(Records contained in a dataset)
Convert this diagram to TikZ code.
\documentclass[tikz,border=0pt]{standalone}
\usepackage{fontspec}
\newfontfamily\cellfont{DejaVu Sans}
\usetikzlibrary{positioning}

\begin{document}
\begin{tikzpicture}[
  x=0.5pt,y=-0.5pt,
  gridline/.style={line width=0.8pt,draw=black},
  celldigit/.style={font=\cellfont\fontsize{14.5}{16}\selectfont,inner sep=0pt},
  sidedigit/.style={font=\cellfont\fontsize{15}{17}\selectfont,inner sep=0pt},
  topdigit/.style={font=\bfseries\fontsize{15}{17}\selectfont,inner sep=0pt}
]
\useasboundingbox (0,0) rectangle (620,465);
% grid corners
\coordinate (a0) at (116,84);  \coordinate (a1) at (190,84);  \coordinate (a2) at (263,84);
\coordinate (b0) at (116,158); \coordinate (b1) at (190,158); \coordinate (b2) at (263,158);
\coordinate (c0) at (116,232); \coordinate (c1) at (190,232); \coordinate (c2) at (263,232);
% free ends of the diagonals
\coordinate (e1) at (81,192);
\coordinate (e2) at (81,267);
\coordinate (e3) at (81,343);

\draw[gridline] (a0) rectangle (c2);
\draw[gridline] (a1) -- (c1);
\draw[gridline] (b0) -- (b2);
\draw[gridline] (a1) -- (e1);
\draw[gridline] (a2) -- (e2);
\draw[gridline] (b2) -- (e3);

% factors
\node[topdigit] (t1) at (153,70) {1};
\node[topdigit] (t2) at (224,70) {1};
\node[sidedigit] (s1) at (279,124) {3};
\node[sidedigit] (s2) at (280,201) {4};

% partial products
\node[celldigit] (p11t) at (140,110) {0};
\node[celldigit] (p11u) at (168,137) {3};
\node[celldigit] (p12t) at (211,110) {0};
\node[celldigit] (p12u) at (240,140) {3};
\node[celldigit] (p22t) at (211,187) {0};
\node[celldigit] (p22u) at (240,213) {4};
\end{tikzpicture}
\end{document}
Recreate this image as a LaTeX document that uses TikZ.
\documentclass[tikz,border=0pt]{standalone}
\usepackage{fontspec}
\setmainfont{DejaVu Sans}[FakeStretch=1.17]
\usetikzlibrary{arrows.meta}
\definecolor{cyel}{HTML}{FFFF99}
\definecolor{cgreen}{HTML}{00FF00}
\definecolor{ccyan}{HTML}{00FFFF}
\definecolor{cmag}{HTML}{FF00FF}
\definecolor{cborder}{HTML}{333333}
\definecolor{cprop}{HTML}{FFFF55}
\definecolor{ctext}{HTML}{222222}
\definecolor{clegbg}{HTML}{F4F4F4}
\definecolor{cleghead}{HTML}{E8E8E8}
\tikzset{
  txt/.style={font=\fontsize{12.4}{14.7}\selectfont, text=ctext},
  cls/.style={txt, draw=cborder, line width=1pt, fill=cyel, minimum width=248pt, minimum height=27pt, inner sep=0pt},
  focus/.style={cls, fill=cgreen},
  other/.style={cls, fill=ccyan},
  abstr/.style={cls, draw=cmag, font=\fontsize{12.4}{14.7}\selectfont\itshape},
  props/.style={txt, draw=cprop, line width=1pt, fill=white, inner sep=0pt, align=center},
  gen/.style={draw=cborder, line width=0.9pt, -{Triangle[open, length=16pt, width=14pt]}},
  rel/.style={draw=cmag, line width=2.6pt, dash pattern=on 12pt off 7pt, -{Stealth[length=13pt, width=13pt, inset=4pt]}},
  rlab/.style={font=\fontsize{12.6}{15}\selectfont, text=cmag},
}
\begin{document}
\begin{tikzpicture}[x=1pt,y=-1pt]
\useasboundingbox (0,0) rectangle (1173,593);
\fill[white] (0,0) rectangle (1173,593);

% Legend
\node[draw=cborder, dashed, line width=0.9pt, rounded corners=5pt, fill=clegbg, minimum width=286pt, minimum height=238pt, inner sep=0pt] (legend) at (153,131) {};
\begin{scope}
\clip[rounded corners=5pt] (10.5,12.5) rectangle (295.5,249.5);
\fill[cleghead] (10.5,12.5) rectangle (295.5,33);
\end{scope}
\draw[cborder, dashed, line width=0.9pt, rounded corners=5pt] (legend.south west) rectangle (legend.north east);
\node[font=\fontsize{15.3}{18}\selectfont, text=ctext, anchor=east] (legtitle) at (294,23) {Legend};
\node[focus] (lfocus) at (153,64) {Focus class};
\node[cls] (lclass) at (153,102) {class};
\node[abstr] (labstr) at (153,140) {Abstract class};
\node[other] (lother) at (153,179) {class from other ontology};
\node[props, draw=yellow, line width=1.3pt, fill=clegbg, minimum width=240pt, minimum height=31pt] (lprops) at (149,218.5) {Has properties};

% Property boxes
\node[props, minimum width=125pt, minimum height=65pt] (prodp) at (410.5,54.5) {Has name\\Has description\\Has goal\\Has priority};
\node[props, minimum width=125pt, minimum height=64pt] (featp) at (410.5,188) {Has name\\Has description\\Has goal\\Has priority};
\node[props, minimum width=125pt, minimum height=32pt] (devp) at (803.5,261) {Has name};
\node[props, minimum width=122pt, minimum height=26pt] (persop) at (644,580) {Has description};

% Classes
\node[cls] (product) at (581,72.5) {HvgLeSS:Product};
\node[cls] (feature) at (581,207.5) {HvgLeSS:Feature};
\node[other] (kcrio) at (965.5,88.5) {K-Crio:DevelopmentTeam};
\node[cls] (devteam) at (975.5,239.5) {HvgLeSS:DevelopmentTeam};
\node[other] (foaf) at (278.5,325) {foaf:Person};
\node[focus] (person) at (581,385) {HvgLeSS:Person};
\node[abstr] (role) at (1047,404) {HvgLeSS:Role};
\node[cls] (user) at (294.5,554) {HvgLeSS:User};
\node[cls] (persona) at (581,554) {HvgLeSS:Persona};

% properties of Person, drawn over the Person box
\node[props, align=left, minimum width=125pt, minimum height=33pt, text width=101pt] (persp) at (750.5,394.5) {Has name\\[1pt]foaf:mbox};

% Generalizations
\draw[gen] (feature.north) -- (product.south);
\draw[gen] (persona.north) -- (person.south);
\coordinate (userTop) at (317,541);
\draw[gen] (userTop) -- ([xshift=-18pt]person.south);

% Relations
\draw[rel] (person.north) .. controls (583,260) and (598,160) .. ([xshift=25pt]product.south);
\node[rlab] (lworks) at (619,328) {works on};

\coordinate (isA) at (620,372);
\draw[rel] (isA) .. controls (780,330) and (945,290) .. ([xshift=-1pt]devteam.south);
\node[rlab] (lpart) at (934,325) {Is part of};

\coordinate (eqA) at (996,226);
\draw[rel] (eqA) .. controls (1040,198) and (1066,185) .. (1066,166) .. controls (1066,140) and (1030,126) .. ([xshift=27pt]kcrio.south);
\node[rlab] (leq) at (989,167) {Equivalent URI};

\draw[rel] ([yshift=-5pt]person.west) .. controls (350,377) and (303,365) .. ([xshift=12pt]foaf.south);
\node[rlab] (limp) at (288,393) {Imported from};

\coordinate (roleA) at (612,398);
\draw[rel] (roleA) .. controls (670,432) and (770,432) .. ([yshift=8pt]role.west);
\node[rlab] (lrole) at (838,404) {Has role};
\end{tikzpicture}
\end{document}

Short exercise |
Take the material above and return all of it exactly.

Complete output |
Convert this diagram to TikZ code.
\documentclass[tikz,border=0pt]{standalone}
\usepackage{fontspec}
\newfontfamily\cellfont{DejaVu Sans}
\usetikzlibrary{positioning}

\begin{document}
\begin{tikzpicture}[
  x=0.5pt,y=-0.5pt,
  gridline/.style={line width=0.8pt,draw=black},
  celldigit/.style={font=\cellfont\fontsize{14.5}{16}\selectfont,inner sep=0pt},
  sidedigit/.style={font=\cellfont\fontsize{15}{17}\selectfont,inner sep=0pt},
  topdigit/.style={font=\bfseries\fontsize{15}{17}\selectfont,inner sep=0pt}
]
\useasboundingbox (0,0) rectangle (620,465);
% grid corners
\coordinate (a0) at (116,84);  \coordinate (a1) at (190,84);  \coordinate (a2) at (263,84);
\coordinate (b0) at (116,158); \coordinate (b1) at (190,158); \coordinate (b2) at (263,158);
\coordinate (c0) at (116,232); \coordinate (c1) at (190,232); \coordinate (c2) at (263,232);
% free ends of the diagonals
\coordinate (e1) at (81,192);
\coordinate (e2) at (81,267);
\coordinate (e3) at (81,343);

\draw[gridline] (a0) rectangle (c2);
\draw[gridline] (a1) -- (c1);
\draw[gridline] (b0) -- (b2);
\draw[gridline] (a1) -- (e1);
\draw[gridline] (a2) -- (e2);
\draw[gridline] (b2) -- (e3);

% factors
\node[topdigit] (t1) at (153,70) {1};
\node[topdigit] (t2) at (224,70) {1};
\node[sidedigit] (s1) at (279,124) {3};
\node[sidedigit] (s2) at (280,201) {4};

% partial products
\node[celldigit] (p11t) at (140,110) {0};
\node[celldigit] (p11u) at (168,137) {3};
\node[celldigit] (p12t) at (211,110) {0};
\node[celldigit] (p12u) at (240,140) {3};
\node[celldigit] (p22t) at (211,187) {0};
\node[celldigit] (p22u) at (240,213) {4};
\end{tikzpicture}
\end{document}
Recreate this image as a LaTeX document that uses TikZ.
\documentclass[tikz,border=0pt]{standalone}
\usepackage{fontspec}
\setmainfont{DejaVu Sans}[FakeStretch=1.17]
\usetikzlibrary{arrows.meta}
\definecolor{cyel}{HTML}{FFFF99}
\definecolor{cgreen}{HTML}{00FF00}
\definecolor{ccyan}{HTML}{00FFFF}
\definecolor{cmag}{HTML}{FF00FF}
\definecolor{cborder}{HTML}{333333}
\definecolor{cprop}{HTML}{FFFF55}
\definecolor{ctext}{HTML}{222222}
\definecolor{clegbg}{HTML}{F4F4F4}
\definecolor{cleghead}{HTML}{E8E8E8}
\tikzset{
  txt/.style={font=\fontsize{12.4}{14.7}\selectfont, text=ctext},
  cls/.style={txt, draw=cborder, line width=1pt, fill=cyel, minimum width=248pt, minimum height=27pt, inner sep=0pt},
  focus/.style={cls, fill=cgreen},
  other/.style={cls, fill=ccyan},
  abstr/.style={cls, draw=cmag, font=\fontsize{12.4}{14.7}\selectfont\itshape},
  props/.style={txt, draw=cprop, line width=1pt, fill=white, inner sep=0pt, align=center},
  gen/.style={draw=cborder, line width=0.9pt, -{Triangle[open, length=16pt, width=14pt]}},
  rel/.style={draw=cmag, line width=2.6pt, dash pattern=on 12pt off 7pt, -{Stealth[length=13pt, width=13pt, inset=4pt]}},
  rlab/.style={font=\fontsize{12.6}{15}\selectfont, text=cmag},
}
\begin{document}
\begin{tikzpicture}[x=1pt,y=-1pt]
\useasboundingbox (0,0) rectangle (1173,593);
\fill[white] (0,0) rectangle (1173,593);

% Legend
\node[draw=cborder, dashed, line width=0.9pt, rounded corners=5pt, fill=clegbg, minimum width=286pt, minimum height=238pt, inner sep=0pt] (legend) at (153,131) {};
\begin{scope}
\clip[rounded corners=5pt] (10.5,12.5) rectangle (295.5,249.5);
\fill[cleghead] (10.5,12.5) rectangle (295.5,33);
\end{scope}
\draw[cborder, dashed, line width=0.9pt, rounded corners=5pt] (legend.south west) rectangle (legend.north east);
\node[font=\fontsize{15.3}{18}\selectfont, text=ctext, anchor=east] (legtitle) at (294,23) {Legend};
\node[focus] (lfocus) at (153,64) {Focus class};
\node[cls] (lclass) at (153,102) {class};
\node[abstr] (labstr) at (153,140) {Abstract class};
\node[other] (lother) at (153,179) {class from other ontology};
\node[props, draw=yellow, line width=1.3pt, fill=clegbg, minimum width=240pt, minimum height=31pt] (lprops) at (149,218.5) {Has properties};

% Property boxes
\node[props, minimum width=125pt, minimum height=65pt] (prodp) at (410.5,54.5) {Has name\\Has description\\Has goal\\Has priority};
\node[props, minimum width=125pt, minimum height=64pt] (featp) at (410.5,188) {Has name\\Has description\\Has goal\\Has priority};
\node[props, minimum width=125pt, minimum height=32pt] (devp) at (803.5,261) {Has name};
\node[props, minimum width=122pt, minimum height=26pt] (persop) at (644,580) {Has description};

% Classes
\node[cls] (product) at (581,72.5) {HvgLeSS:Product};
\node[cls] (feature) at (581,207.5) {HvgLeSS:Feature};
\node[other] (kcrio) at (965.5,88.5) {K-Crio:DevelopmentTeam};
\node[cls] (devteam) at (975.5,239.5) {HvgLeSS:DevelopmentTeam};
\node[other] (foaf) at (278.5,325) {foaf:Person};
\node[focus] (person) at (581,385) {HvgLeSS:Person};
\node[abstr] (role) at (1047,404) {HvgLeSS:Role};
\node[cls] (user) at (294.5,554) {HvgLeSS:User};
\node[cls] (persona) at (581,554) {HvgLeSS:Persona};

% properties of Person, drawn over the Person box
\node[props, align=left, minimum width=125pt, minimum height=33pt, text width=101pt] (persp) at (750.5,394.5) {Has name\\[1pt]foaf:mbox};

% Generalizations
\draw[gen] (feature.north) -- (product.south);
\draw[gen] (persona.north) -- (person.south);
\coordinate (userTop) at (317,541);
\draw[gen] (userTop) -- ([xshift=-18pt]person.south);

% Relations
\draw[rel] (person.north) .. controls (583,260) and (598,160) .. ([xshift=25pt]product.south);
\node[rlab] (lworks) at (619,328) {works on};

\coordinate (isA) at (620,372);
\draw[rel] (isA) .. controls (780,330) and (945,290) .. ([xshift=-1pt]devteam.south);
\node[rlab] (lpart) at (934,325) {Is part of};

\coordinate (eqA) at (996,226);
\draw[rel] (eqA) .. controls (1040,198) and (1066,185) .. (1066,166) .. controls (1066,140) and (1030,126) .. ([xshift=27pt]kcrio.south);
\node[rlab] (leq) at (989,167) {Equivalent URI};

\draw[rel] ([yshift=-5pt]person.west) .. controls (350,377) and (303,365) .. ([xshift=12pt]foaf.south);
\node[rlab] (limp) at (288,393) {Imported from};

\coordinate (roleA) at (612,398);
\draw[rel] (roleA) .. controls (670,432) and (770,432) .. ([yshift=8pt]role.west);
\node[rlab] (lrole) at (838,404) {Has role};
\end{tikzpicture}
\end{document}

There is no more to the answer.